Whenever I think of Paint Your Wagon, I remember the terribly sad story of Jean Seberg, driven to her grave by your tax dollars, or those of your parents and grandparents. Seberg made many charitable contributions and unfortunately, one was to the Black Panther Party. The FBI, with the full knowledge of President Richard Nixon and Attorney General John Mitchell (may they rot in hell), subjected her to a systematic campaign of surveillance and harassment culminating in a planted story, published by the editorial staff of Newsweek (may they rot in hell, too) that Seberg, who was married, was pregnant with the child of one of the Panthers.
Here are some relevant paragraphs from the Wikipedia entry on Seberg:
“Romain Gary, Seberg’s second husband, called a press conference shortly after her death where he publicly blamed the FBI’s campaign against Seberg for her deteriorating mental health.

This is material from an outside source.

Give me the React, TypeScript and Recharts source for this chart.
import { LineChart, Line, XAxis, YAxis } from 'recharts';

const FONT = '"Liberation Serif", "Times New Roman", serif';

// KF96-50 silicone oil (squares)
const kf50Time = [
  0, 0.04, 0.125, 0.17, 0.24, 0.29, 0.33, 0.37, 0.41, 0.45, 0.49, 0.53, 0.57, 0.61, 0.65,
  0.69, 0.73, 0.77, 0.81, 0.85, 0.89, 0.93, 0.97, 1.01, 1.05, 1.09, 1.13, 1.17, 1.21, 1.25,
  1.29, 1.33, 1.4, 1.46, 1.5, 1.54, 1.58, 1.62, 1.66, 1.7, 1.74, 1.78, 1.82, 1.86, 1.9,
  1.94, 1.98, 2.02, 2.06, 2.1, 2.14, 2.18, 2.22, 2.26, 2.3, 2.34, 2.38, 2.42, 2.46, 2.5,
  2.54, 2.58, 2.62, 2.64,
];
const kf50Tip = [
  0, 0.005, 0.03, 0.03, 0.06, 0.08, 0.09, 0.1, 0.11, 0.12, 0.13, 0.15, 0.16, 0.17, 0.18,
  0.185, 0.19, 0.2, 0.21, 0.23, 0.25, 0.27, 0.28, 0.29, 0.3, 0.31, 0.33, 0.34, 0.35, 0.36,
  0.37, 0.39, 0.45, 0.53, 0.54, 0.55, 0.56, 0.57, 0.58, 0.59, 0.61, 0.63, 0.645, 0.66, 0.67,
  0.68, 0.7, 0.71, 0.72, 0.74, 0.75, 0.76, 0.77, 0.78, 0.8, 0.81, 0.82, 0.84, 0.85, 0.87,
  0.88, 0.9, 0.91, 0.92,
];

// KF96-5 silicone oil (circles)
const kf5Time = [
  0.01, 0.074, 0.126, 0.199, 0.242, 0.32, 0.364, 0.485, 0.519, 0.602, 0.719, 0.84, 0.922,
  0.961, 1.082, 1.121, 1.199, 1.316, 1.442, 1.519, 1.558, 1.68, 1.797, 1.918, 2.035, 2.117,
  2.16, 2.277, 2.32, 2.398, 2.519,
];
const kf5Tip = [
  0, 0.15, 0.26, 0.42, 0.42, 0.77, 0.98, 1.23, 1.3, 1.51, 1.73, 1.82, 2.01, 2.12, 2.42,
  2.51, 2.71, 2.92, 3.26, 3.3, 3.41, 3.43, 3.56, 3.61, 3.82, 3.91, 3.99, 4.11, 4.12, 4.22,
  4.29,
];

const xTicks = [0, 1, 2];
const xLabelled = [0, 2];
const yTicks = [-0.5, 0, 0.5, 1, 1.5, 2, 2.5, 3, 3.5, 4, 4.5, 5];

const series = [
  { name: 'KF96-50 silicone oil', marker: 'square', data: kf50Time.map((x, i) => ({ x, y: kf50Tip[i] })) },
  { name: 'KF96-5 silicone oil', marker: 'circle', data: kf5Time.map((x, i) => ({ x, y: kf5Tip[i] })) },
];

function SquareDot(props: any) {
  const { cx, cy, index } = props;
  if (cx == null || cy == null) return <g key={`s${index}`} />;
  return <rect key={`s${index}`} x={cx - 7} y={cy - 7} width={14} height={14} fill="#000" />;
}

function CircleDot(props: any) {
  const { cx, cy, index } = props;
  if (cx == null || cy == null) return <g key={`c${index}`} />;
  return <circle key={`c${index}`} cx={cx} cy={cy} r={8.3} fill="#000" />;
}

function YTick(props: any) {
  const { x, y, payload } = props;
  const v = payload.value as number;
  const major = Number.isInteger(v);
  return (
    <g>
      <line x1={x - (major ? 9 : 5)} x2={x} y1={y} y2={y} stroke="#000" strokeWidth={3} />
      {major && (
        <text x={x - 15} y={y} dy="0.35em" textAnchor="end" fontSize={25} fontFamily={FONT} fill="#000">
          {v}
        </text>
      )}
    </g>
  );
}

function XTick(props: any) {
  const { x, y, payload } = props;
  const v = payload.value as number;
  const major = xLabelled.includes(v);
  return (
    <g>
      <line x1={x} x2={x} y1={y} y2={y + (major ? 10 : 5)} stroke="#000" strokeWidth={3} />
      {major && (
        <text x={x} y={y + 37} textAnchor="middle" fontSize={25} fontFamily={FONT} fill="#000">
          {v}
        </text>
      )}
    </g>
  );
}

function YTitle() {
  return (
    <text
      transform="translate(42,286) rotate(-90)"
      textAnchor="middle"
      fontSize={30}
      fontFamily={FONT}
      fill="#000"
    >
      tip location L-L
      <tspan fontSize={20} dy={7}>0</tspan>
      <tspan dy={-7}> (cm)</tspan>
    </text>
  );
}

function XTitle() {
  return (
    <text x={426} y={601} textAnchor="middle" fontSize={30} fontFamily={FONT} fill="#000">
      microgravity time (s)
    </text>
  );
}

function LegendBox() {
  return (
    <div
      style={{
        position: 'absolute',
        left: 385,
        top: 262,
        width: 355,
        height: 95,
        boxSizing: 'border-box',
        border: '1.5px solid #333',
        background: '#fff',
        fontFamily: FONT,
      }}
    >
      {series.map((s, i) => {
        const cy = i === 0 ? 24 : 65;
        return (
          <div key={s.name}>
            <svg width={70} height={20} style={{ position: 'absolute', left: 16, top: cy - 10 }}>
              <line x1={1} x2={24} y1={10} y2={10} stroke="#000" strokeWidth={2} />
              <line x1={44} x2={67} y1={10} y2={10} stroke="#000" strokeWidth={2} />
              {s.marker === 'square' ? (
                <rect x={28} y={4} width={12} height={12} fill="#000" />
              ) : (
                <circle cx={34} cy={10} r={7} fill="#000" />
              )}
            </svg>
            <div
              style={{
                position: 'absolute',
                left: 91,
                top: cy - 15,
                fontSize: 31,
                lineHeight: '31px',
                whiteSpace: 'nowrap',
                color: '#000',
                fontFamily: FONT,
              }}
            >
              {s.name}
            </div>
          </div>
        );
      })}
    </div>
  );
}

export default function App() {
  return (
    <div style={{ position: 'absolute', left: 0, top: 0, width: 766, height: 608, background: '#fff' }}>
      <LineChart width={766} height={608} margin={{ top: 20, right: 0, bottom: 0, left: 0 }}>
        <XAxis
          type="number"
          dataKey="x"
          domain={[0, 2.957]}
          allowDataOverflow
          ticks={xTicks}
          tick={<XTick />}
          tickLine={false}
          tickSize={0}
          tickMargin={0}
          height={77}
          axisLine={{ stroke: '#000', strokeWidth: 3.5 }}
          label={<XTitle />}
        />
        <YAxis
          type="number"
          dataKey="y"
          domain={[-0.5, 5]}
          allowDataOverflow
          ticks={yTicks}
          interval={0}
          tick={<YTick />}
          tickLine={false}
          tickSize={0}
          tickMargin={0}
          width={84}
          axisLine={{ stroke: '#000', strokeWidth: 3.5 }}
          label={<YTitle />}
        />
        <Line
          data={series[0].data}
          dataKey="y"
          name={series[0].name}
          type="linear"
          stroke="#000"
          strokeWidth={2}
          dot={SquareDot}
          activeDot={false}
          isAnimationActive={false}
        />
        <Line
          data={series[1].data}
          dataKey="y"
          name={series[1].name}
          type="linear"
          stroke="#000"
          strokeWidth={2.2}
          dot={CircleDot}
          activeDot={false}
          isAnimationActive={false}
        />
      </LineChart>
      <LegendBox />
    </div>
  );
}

Gary claimed that Seberg “became psychotic” after the media reported a false story that the FBI planted about her becoming pregnant with a Black Panther’s child in 1970. The child died two days after Seberg went into premature labor. Gary stated that Seberg had repeatedly attempted suicide on the anniversary of the child’s death, August 25.”
“The investigation of Seberg went far beyond the publishing of defamatory articles. According to her friends interviewed after her death, Seberg experienced years of aggressive in-person surveillance (constant stalking), as well as break-ins and other intimidation oriented activity.”
“FBI records show that J. Edgar Hoover kept U.S. President Richard Nixon informed of FBI activities related to the Jean Seberg case via President Nixon’s domestic affairs chief John Ehrlichman; John Mitchell, then Attorney General, and Deputy Attorney General Richard Kleindienst were also kept informed of FBI activities related to Jean Seberg.”
Jean Seberg was a beautiful woman and a beautiful soul, and those sons of bitches destroyed her. Since she was blacklisted in Hollywood, she went to France to find work, but at heart she was a small-town girl from Iowa, and she missed the good old USA.
“I miss that casualness and friendliness of Americans,” she told an interviewer, “the kind that makes people smile. I also miss blue jeans, milk shakes, thick steaks and supermarkets.”